- From: Alain LaBont/e'/ <alb@sct.gouv.qc.ca>
- Date: Wed, 5 Feb 1997 11:31:25 -0500
- To: iso10646@listproc.hcf.jhu.edu, Unicore <unicore@unicode.org>, Unicode <unicode@unicode.org>, www-international <www-international@w3.org>, HTTP WG <http-wg@cuckoo.hpl.hp.com>, Search <search@mccmedia.com>, ISO10646 <iso10646@listproc.hcf.jhu.edu>
At 09:43 97-02-05 -0500, Misha Wolf wrote: >Chris Pratley wrote: > >>[snip] > >>Our assumption was that UTF-8 was the only Web-safe encoding that was >>reasonably likely to be adopted by browsers in the near future.
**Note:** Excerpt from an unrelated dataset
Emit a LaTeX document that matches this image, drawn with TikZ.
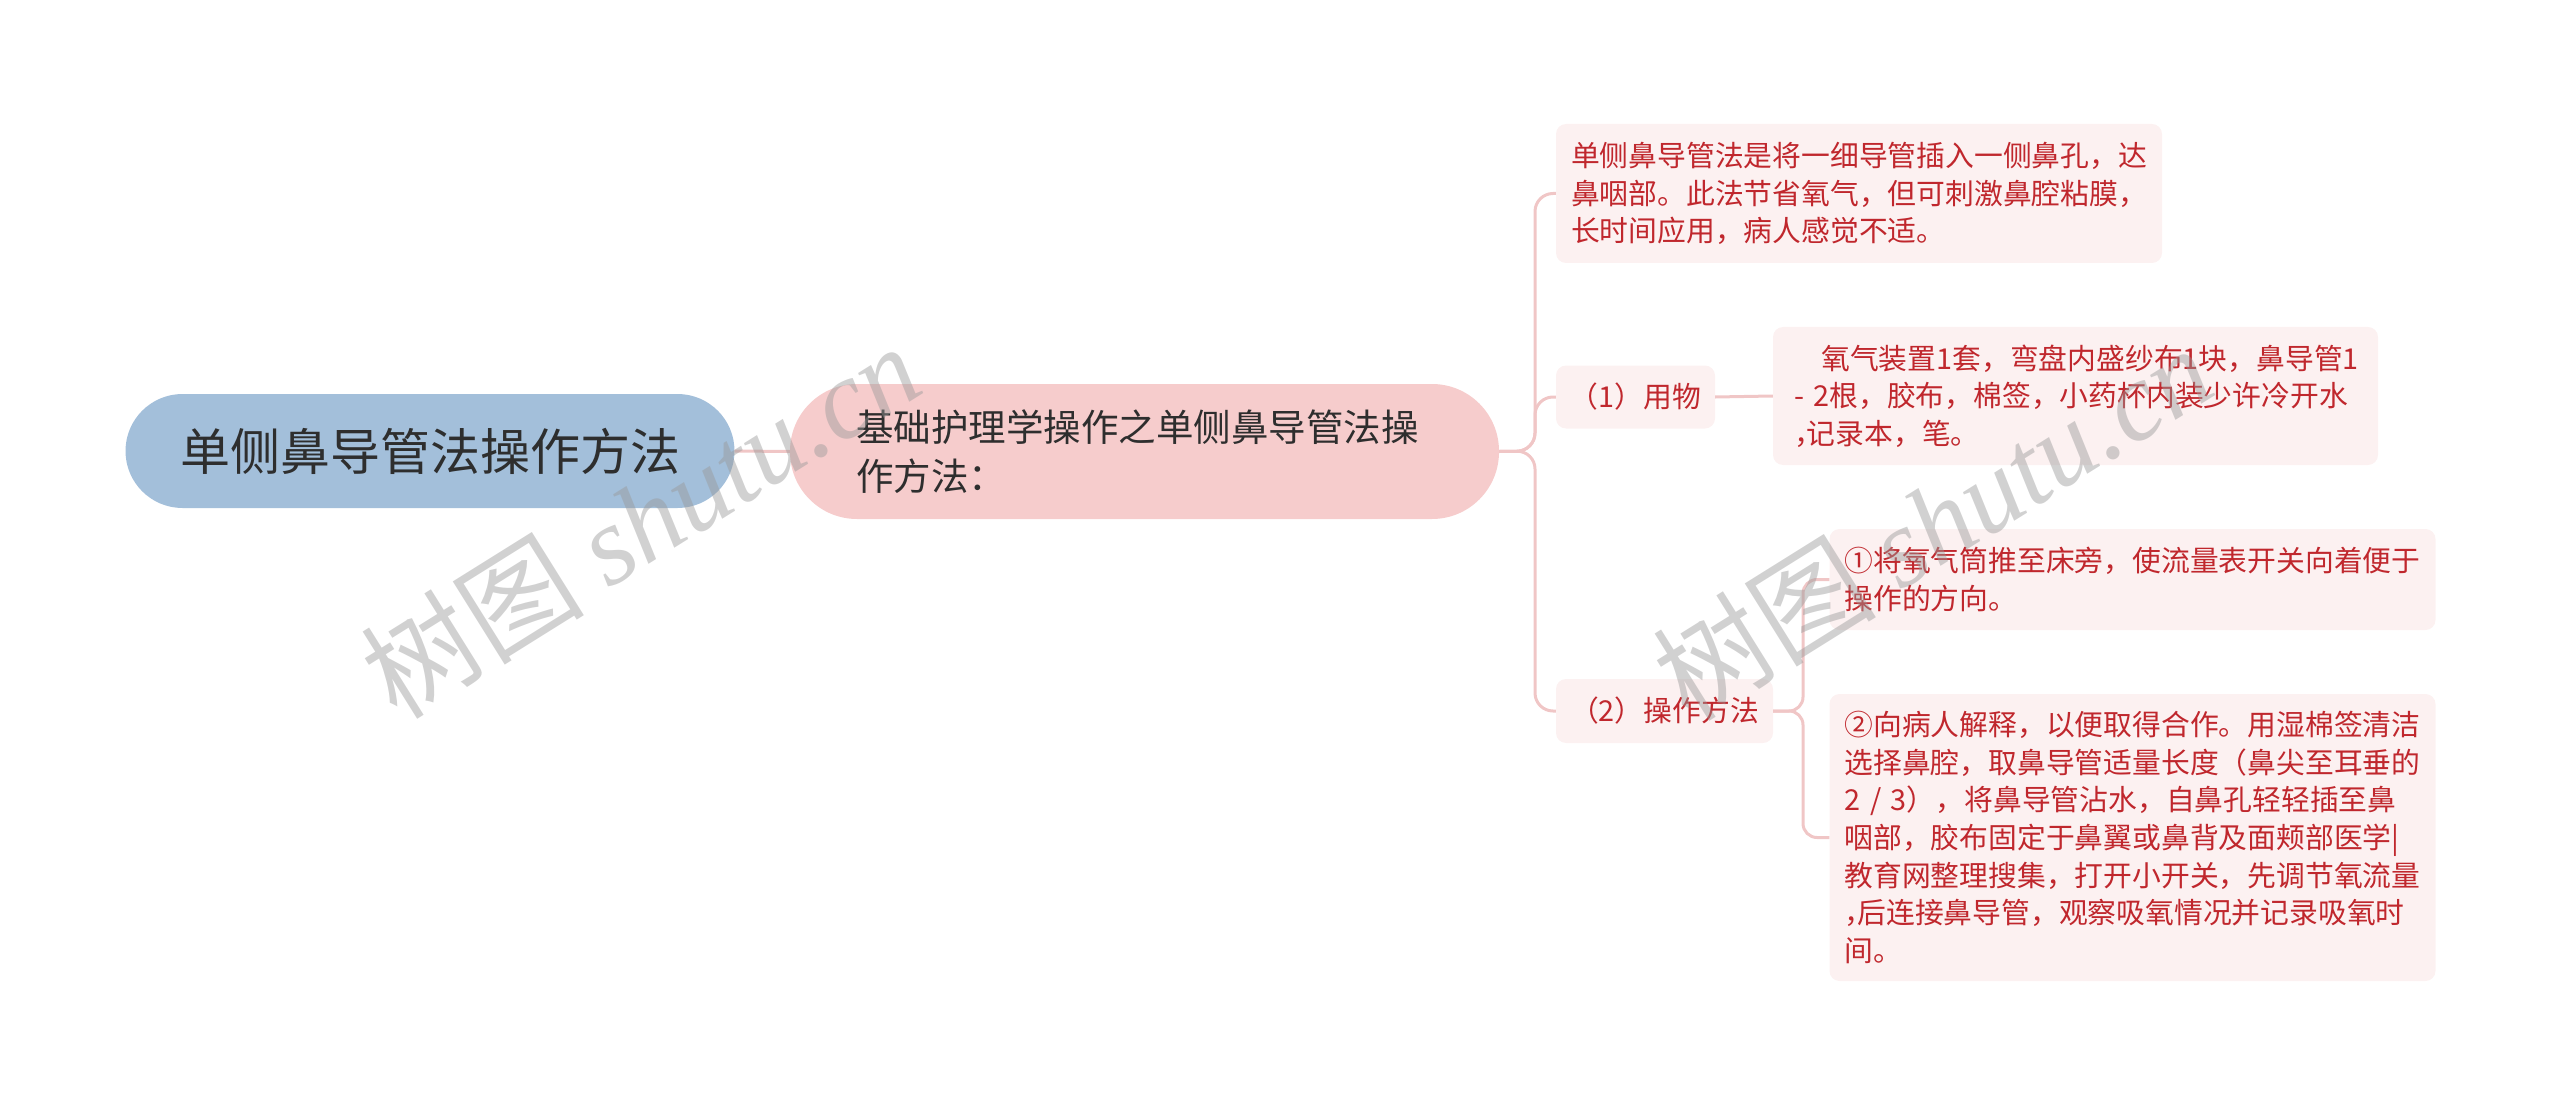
\documentclass[tikz,border=0pt]{standalone}
\usepackage{fontspec}
\newfontfamily\cjk{Noto Sans CJK SC}
\newfontfamily\wmserif{Liberation Serif}
\definecolor{rootfill}{HTML}{A3BFDA}
\definecolor{mainfill}{HTML}{F6CCCC}
\definecolor{leaffill}{HTML}{FCF1F1}
\definecolor{leaftext}{HTML}{C0272D}
\definecolor{conncol}{HTML}{F0C6C6}
\definecolor{darktext}{HTML}{2E2E2E}
\begin{document}
\begin{tikzpicture}[x=1pt,y=-1pt,
 rootbox/.style={fill=rootfill, rounded corners=57pt, minimum width=609pt, minimum height=114pt, inner sep=0pt, text=darktext, font=\cjk\fontsize{50}{58}\selectfont},
 mainbox/.style={fill=mainfill, rounded corners=67pt, minimum height=135pt, inner xsep=66pt, text width=577pt, align=left, text=darktext, font=\cjk\fontsize{37.5}{49}\selectfont},
 branchbox/.style={fill=leaffill, rounded corners=10pt, minimum height=63pt, inner sep=0pt, text=leaftext, font=\cjk\fontsize{28.8}{38}\selectfont},
 leafbox/.style={fill=leaffill, rounded corners=10pt, inner xsep=15pt, text width=576pt, align=left, text=leaftext, font=\cjk\fontsize{28.8}{37.6}\selectfont},
 conn/.style={draw=conncol, line width=3pt},
 wmark/.style={text=black!40, opacity=0.45, rotate=32, inner sep=0pt, font=\fontsize{112}{120}\selectfont}
]
\useasboundingbox (0,0) rectangle (2560,1107);

\node[rootbox] (root) at (430,451) {单侧鼻导管法操作方法};
\node[mainbox] (main) at (1144.5,451.5) {基础护理学操作之单侧鼻导管法操\\作方法：};

\node[leafbox, minimum height=139pt] (l1) at (1859,193.5) {单侧鼻导管法是将一细导管插入一侧鼻孔，达\\鼻咽部。此法节省氧气，但可刺激鼻腔粘膜，\\长时间应用，病人感觉不适。};

\node[branchbox, minimum width=159pt] (b1) at (1635.5,397) {（1）用物};
\node[leafbox, minimum height=138pt, text width=563pt, inner xsep=21pt] (l11) at (2075.5,396) {\hspace*{0.95em}氧气装置1套，弯盘内盛纱布1块，鼻导管1\\{-} 2根，胶布，棉签，小药杯内装少许冷开水\\\makebox[0.45em][l]{，}记录本，笔。};

\node[branchbox, minimum width=217pt, minimum height=64pt] (b2) at (1664.5,711) {（2）操作方法};
\node[leafbox, minimum height=101pt] (l21) at (2132.5,579.5) {①将氧气筒推至床旁，使流量表开关向着便于\\操作的方向。};
\node[leafbox, minimum height=287pt] (l22) at (2132.5,837.5) {②向病人解释，以便取得合作。用湿棉签清洁\\选择鼻腔，取鼻导管适量长度（鼻尖至耳垂的\\2 / 3），将鼻导管沾水，自鼻孔轻轻插至鼻\\咽部，胶布固定于鼻翼或鼻背及面颊部医学|\\教育网整理搜集，打开小开关，先调节氧流量\\\makebox[0.45em][l]{，}后连接鼻导管，观察吸氧情况并记录吸氧时\\间。};

\draw[conn] (root.east) -- (main.west);
\draw[conn, rounded corners=18pt] (main.east) -- (1535,451) -- (1535,193.5) -- (l1.west);
\draw[conn, rounded corners=18pt] (main.east) -- (1535,451) -- (1535,397) -- (b1.west);
\draw[conn, rounded corners=18pt] (main.east) -- (1535,451) -- (1535,711) -- (b2.west);
\draw[conn] (b1.east) -- (l11.west);
\draw[conn, rounded corners=14pt] (b2.east) -- (1803,711) -- (1803,579.5) -- (l21.west);
\draw[conn, rounded corners=14pt] (b2.east) -- (1803,711) -- (1803,837.5) -- (l22.west);

\node[wmark] (wm1) at (640,520) {\cjk 树图 \wmserif\itshape shutu.cn};
\node[wmark] (wm2) at (1932,522) {\cjk 树图 \wmserif\itshape shutu.cn};
\end{tikzpicture}
\end{document}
Is that >>the consensus, or are raw UCS2 encodings being considered actively by >>people on this alias? > >I think it very unlikely that plain 16-bit Unicode will be adopted by >browsers in the next year or two. The two encoding schemes which will >be widely used to encode Unicode Web pages are: > > 1. UTF-8 (see <http://www.reuters.com/unicode/iuc10/x-utf8.html>). > 2. Numeric Character References (see <http://www.reuters.com/unicode/iuc10/x-ncr.html>). > >The second scheme is intriguing as it does not require the use of any >octets over 127 decimal (7F hex). Accordingly, it is legal to to label >such a file as, eg, US-ASCII, ISO-8859-1, X-SJIS, or any other "charset" >which has ASCII as a subset. Browser vendors: Please check your products >against the pages referenced above. > >>[snip] > >Regards, >Misha I do not understand why it is more complicated to use UCS-2 than any other scheme (apart from the little-endian problem, which should be deprecated in the state of the art of the XXIth Century, it is a patch!) The web requires 8- bits-per-octet encoding (thank God! otherwise even UTF-8 would not work) as its default character set is ISO/IEC 8859-1. A wise implementer should implement at least: -Latin 1 -UTF-8 -entity names -UCS-2 (big-endian at least, little-endian as a patch if indicated clearly!) Anyway the logic, one the source data has been normalized, should be the same after all. I am pretty sure nobody uses UTF-8 or even entity names as its canonical processing encoding... That would be a nonsense. But who knows, masochism exists, I know (: Alain LaBonté (version : 8 bits --- (-: ) Alain LaBont/e'/ (version : 7 bits --- )<:= !@#$%?&*()_+-=^~',."!!!)
Received on Wednesday, 5 February 1997 11:29:14 UTC